▼
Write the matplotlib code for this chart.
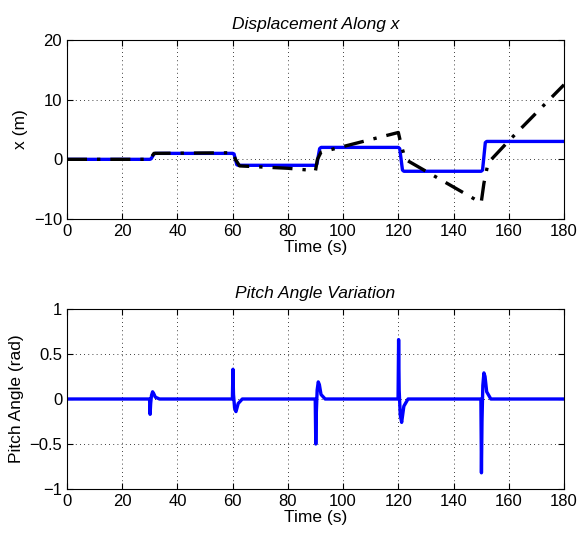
import matplotlib.pyplot as plt
import numpy as np

plt.rcParams['font.family'] = ['Liberation Sans', 'DejaVu Sans']

# displacement: actual (blue) and reference/estimate (black dash-dot)
t_disp = [0, 30, 30.5, 31, 31.5, 32, 60, 60.5, 61, 61.5, 62, 90, 90.5, 91, 91.5, 92,
          120, 120.5, 121, 121.5, 122, 150, 150.5, 151, 151.5, 152, 180]
x_disp = [0, 0, 0.1, 0.5, 0.9, 1.0, 1.0, 0.9, 0.0, -0.9, -1.0, -1.0, -0.8, 0.5, 1.8, 2.0,
          2.0, 1.8, 0.0, -1.8, -2.0, -2.0, -1.8, 0.5, 2.8, 3.0, 3.0]

t_ref = [0, 30, 31.5, 60, 61, 62.5, 80, 90, 90.7, 92, 120, 121, 122.5, 150, 151, 152.5, 160, 180]
x_ref = [0, 0, 1.0, 1.1, 0.0, -1.1, -1.5, -1.9, 0.0, 1.2, 4.5, 2.5, 0.0, -7.3, -4.0, -0.6, 3.1, 12.5]

# pitch angle
t_pitch = [0, 29.9, 30.1, 30.3, 30.6, 31.0, 31.4, 32.0, 33.5,
           59.9, 60.1, 60.3, 60.7, 61.2, 62.0, 63.5,
           89.9, 90.1, 90.3, 90.6, 91.0, 91.4, 92.0, 93.5,
           119.9, 120.1, 120.3, 120.7, 121.2, 122.0, 123.5,
           149.9, 150.1, 150.3, 150.6, 151.0, 151.4, 152.0, 153.5, 180]
pitch = [0, 0, -0.17, -0.05, 0.04, 0.08, 0.06, 0.02, 0,
         0, 0.33, 0.05, -0.10, -0.14, -0.05, 0,
         0, -0.50, -0.15, 0.10, 0.19, 0.16, 0.05, 0,
         0, 0.66, 0.10, -0.18, -0.26, -0.08, 0,
         0, -0.82, -0.25, 0.15, 0.29, 0.25, 0.08, 0, 0]

fig = plt.figure(figsize=(5.78, 5.38), dpi=100)
ax1 = fig.add_axes([67/578, 1 - 219/538, 497/578, 179/538])
ax2 = fig.add_axes([67/578, 1 - 489/538, 497/578, 180/538])

ax1.plot(t_disp, x_disp, color='#0000ff', lw=2.4, zorder=2)
ax1.plot(t_ref, x_ref, color='black', lw=2.4, ls=(0, (6, 3, 1, 3)), zorder=3)
ax1.set_xlim(0, 180)
ax1.set_ylim(-10, 20)
ax1.set_yticks([-10, 0, 10, 20])
ax1.set_xticks(range(0, 181, 20))
ax1.set_title('Displacement Along x', style='italic', fontsize=12.5, pad=8)
ax1.set_xlabel('Time (s)', fontsize=12.5, labelpad=1)
ax1.set_ylabel('x (m)', fontsize=12.5)

ax2.plot(t_pitch, pitch, color='#0000ff', lw=2.4)
ax2.set_xlim(0, 180)
ax2.set_ylim(-1, 1)
ax2.set_yticks([-1, -0.5, 0, 0.5, 1])
ax2.set_yticklabels(['\u22121', '\u22120.5', '0', '0.5', '1'])
ax2.set_xticks(range(0, 181, 20))
ax2.set_title('Pitch Angle Variation', style='italic', fontsize=12.5, pad=8)
ax2.set_xlabel('Time (s)', fontsize=12.5, labelpad=1)
ax2.set_ylabel('Pitch Angle (rad)', fontsize=12.5)

for ax in (ax1, ax2):
    ax.grid(True, color='black', ls=(0, (1, 4)), lw=0.6)
    ax.tick_params(direction='in', labelsize=12, top=True, right=True, length=4)
    for s in ax.spines.values():
        s.set_linewidth(0.8)

fig.savefig('out.png', dpi=100)
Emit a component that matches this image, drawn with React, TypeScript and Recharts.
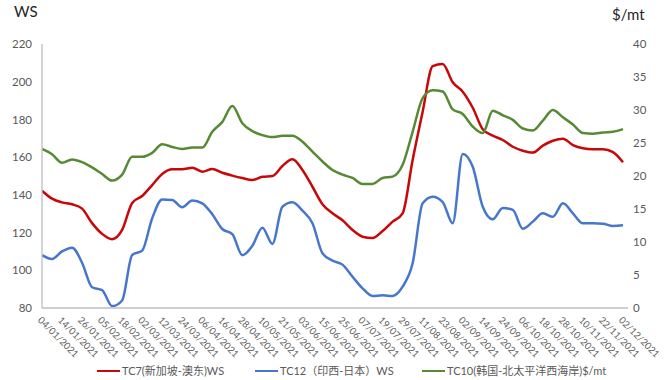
import React from 'react';
import { LineChart, Line, XAxis, YAxis } from 'recharts';

// x-axis tick labels (one every 8 trading days)
const tickLabels = [
  '04/01/2021', '14/01/2021', '26/01/2021', '05/02/2021', '18/02/2021', '02/03/2021',
  '12/03/2021', '24/03/2021', '06/04/2021', '16/04/2021', '28/04/2021', '10/05/2021',
  '21/05/2021', '03/06/2021', '15/06/2021', '25/06/2021', '07/07/2021', '19/07/2021',
  '29/07/2021', '11/08/2021', '23/08/2021', '02/09/2021', '14/09/2021', '24/09/2021',
  '06/10/2021', '18/10/2021', '28/10/2021', '10/11/2021', '22/11/2021', '02/12/2021',
];

// readings every 4 trading days
const tc7Values = [
  142.2, 138.0, 136.0, 135.0, 132.7, 125.0, 119.3, 116.5, 121.4, 135.7,
  139.4, 145.2, 151.1, 153.6, 153.6, 154.4, 152.3, 153.7, 151.7, 150.2,
  148.9, 147.9, 149.6, 150.0, 155.3, 158.9, 153.2, 144.3, 135.0, 130.2,
  126.5, 121.4, 117.8, 117.1, 120.8, 125.8, 130.2, 158.5, 184.1, 208.3,
  209.4, 199.7, 194.7, 186.2, 174.8, 171.4, 169.1, 165.5, 163.4, 162.4,
  166.1, 168.7, 169.8, 166.4, 164.7, 164.2, 164.2, 162.7, 157.3,
];

const tc12Values = [
  108.0, 106.0, 110.0, 112.0, 104.0, 91.0, 89.5, 81.0, 84.0, 108.1,
  110.4, 127.6, 137.6, 137.3, 133.4, 137.0, 135.5, 129.7, 121.9, 119.2,
  108.0, 113.0, 122.6, 114.0, 133.7, 136.1, 131.6, 124.9, 109.0, 105.1,
  103.0, 96.6, 90.4, 86.4, 86.7, 86.4, 91.3, 103.7, 135.5, 139.0,
  136.2, 125.0, 161.7, 154.9, 133.7, 127.0, 133.0, 132.0, 122.0, 125.8,
  130.2, 128.4, 135.5, 130.2, 124.9, 124.9, 124.7, 123.5, 123.9,
];

const tc10Values = [
  24.1, 23.3, 22.0, 22.5, 22.1, 21.3, 20.3, 19.3, 20.2, 22.9,
  22.9, 23.5, 24.8, 24.4, 24.1, 24.3, 24.3, 26.7, 28.2, 30.6,
  28.0, 26.8, 26.2, 25.9, 26.1, 26.1, 25.2, 23.7, 22.2, 20.9,
  20.2, 19.7, 18.8, 18.8, 19.7, 19.9, 21.7, 26.7, 31.8, 33.0,
  32.8, 30.1, 29.4, 27.5, 26.5, 29.9, 29.2, 28.5, 27.2, 26.9,
  28.4, 30.0, 28.9, 27.8, 26.5, 26.4, 26.6, 26.7, 27.1,
];

const leftTicks = [80, 100, 120, 140, 160, 180, 200, 220];
const rightTicks = [0, 5, 10, 15, 20, 25, 30, 35, 40];

const READ_STEP = 4;
const TICK_STEP = 8;

const data = tc7Values.map((v, k) => ({
  day: k * READ_STEP,
  tc7: v,
  tc12: tc12Values[k],
  tc10: tc10Values[k],
}));
const xTicks = tickLabels.map((_, j) => j * TICK_STEP);

const FONT = "Lato, 'Noto Sans CJK SC', sans-serif";
const RED = '#C80808';
const BLUE = '#4777CC';
const GREEN = '#568A34';
const TEXT = '#595959';

const legendItems = [
  { label: 'TC7(新加坡-澳东)WS', color: RED, left: 97 },
  { label: 'TC12（印西-日本）WS', color: BLUE, left: 255 },
  { label: 'TC10(韩国-北太平洋西海岸)$/mt', color: GREEN, left: 422 },
];

export default function App() {
  return (
    <div style={{ position: 'absolute', left: 0, top: 0, width: 670, height: 380, background: '#fff', fontFamily: FONT }}>
      <LineChart width={670} height={380} data={data} margin={{ top: 44, right: 0, bottom: 0, left: 0 }}>
        <XAxis
          dataKey="day"
          type="number"
          domain={[0, 234]}
          allowDataOverflow
          ticks={xTicks}
          interval={0}
          tickFormatter={(v: number) => tickLabels[Math.round(v / TICK_STEP)]}
          height={72}
          angle={45}
          textAnchor="start"
          tick={{ fontSize: 9.5, fill: TEXT, fontFamily: FONT }}
          tickLine={false}
          tickMargin={2}
          axisLine={{ stroke: '#BFBFBF', strokeWidth: 1.3 }}
        />
        <YAxis
          yAxisId="left"
          domain={[80, 220]}
          ticks={leftTicks}
          interval={0}
          width={42}
          tick={{ fontSize: 11.5, fill: TEXT, fontFamily: FONT }}
          tickLine={false}
          tickMargin={4}
          axisLine={{ stroke: '#BFBFBF', strokeWidth: 1.3 }}
        />
        <YAxis
          yAxisId="right"
          orientation="right"
          domain={[0, 40]}
          ticks={rightTicks}
          interval={0}
          width={42}
          tick={{ fontSize: 11.5, fill: TEXT, fontFamily: FONT }}
          tickLine={false}
          tickSize={3}
          tickMargin={2}
          axisLine={false}
        />
        <Line yAxisId="left" dataKey="tc7" type="monotone" stroke={RED} strokeWidth={2.5} dot={false} isAnimationActive={false} />
        <Line yAxisId="left" dataKey="tc12" type="monotone" stroke={BLUE} strokeWidth={2.5} dot={false} isAnimationActive={false} />
        <Line yAxisId="right" dataKey="tc10" type="monotone" stroke={GREEN} strokeWidth={2.5} dot={false} isAnimationActive={false} />
      </LineChart>

      <div style={{ position: 'absolute', left: 14, top: 2, fontSize: 15, color: '#262626', lineHeight: '18px' }}>WS</div>
      <div style={{ position: 'absolute', left: 612, top: 5, fontSize: 15, color: '#262626', lineHeight: '18px' }}>$/mt</div>

      {legendItems.map((it) => (
        <div key={it.label} style={{ position: 'absolute', left: it.left, top: 363, height: 16, display: 'flex', alignItems: 'center', whiteSpace: 'nowrap' }}>
          <div style={{ width: 23, height: 2.5, background: it.color, marginRight: 2 }} />
          <span style={{ fontSize: 11, color: TEXT, lineHeight: '16px' }}>{it.label}</span>
        </div>
      ))}
    </div>
  );
}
▲
What you are asked to do:
Above are the records. Copy word for word only their lines from the one holding "Emit a component" through the one holding "Line, XAxis, YAxis", both included, and skip the images.

Solved exercise:
Emit a component that matches this image, drawn with React, TypeScript and Recharts.
import React from 'react';
import { LineChart, Line, XAxis, YAxis } from 'recharts';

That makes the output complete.